Exercise objective - Output a verbatim copy of the data, cut off after the line that contains "(0,0) rectangle (587,341);".

Information provided -
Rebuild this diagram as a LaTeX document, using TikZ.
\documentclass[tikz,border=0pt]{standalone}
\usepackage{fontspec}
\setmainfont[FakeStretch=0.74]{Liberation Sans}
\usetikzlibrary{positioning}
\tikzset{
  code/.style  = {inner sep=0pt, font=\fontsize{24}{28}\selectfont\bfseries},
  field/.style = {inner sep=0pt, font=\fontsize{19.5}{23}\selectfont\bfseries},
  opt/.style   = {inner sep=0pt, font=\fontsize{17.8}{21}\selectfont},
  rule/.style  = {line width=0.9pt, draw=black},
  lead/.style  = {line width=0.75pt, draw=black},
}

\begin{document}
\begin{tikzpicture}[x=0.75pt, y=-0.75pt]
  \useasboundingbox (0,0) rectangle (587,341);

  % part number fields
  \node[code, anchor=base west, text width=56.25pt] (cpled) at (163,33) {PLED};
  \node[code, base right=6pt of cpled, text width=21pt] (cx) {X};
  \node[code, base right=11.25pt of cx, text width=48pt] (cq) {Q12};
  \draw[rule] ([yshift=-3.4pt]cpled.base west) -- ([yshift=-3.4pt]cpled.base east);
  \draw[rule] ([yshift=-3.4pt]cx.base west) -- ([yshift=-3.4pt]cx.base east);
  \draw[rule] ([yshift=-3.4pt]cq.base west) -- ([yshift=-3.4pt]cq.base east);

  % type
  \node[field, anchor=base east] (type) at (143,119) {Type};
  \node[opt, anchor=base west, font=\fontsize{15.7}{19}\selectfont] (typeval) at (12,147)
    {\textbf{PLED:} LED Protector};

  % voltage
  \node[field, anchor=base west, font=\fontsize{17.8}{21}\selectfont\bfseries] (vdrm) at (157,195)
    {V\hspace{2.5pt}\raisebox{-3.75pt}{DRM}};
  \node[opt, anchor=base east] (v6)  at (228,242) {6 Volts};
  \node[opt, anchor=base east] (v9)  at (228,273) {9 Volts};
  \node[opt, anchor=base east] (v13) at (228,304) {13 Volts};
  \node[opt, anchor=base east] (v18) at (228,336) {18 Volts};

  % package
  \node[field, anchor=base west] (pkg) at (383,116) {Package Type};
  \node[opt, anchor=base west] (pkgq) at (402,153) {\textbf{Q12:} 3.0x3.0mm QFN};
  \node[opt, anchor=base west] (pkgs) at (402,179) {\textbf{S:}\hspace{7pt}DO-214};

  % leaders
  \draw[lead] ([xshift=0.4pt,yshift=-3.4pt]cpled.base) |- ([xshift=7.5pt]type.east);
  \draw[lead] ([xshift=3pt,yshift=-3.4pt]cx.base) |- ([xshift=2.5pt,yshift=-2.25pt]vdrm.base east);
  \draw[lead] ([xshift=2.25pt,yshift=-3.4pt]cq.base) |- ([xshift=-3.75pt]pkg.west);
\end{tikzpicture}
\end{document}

Written solution -
Rebuild this diagram as a LaTeX document, using TikZ.
\documentclass[tikz,border=0pt]{standalone}
\usepackage{fontspec}
\setmainfont[FakeStretch=0.74]{Liberation Sans}
\usetikzlibrary{positioning}
\tikzset{
  code/.style  = {inner sep=0pt, font=\fontsize{24}{28}\selectfont\bfseries},
  field/.style = {inner sep=0pt, font=\fontsize{19.5}{23}\selectfont\bfseries},
  opt/.style   = {inner sep=0pt, font=\fontsize{17.8}{21}\selectfont},
  rule/.style  = {line width=0.9pt, draw=black},
  lead/.style  = {line width=0.75pt, draw=black},
}

\begin{document}
\begin{tikzpicture}[x=0.75pt, y=-0.75pt]
  \useasboundingbox (0,0) rectangle (587,341);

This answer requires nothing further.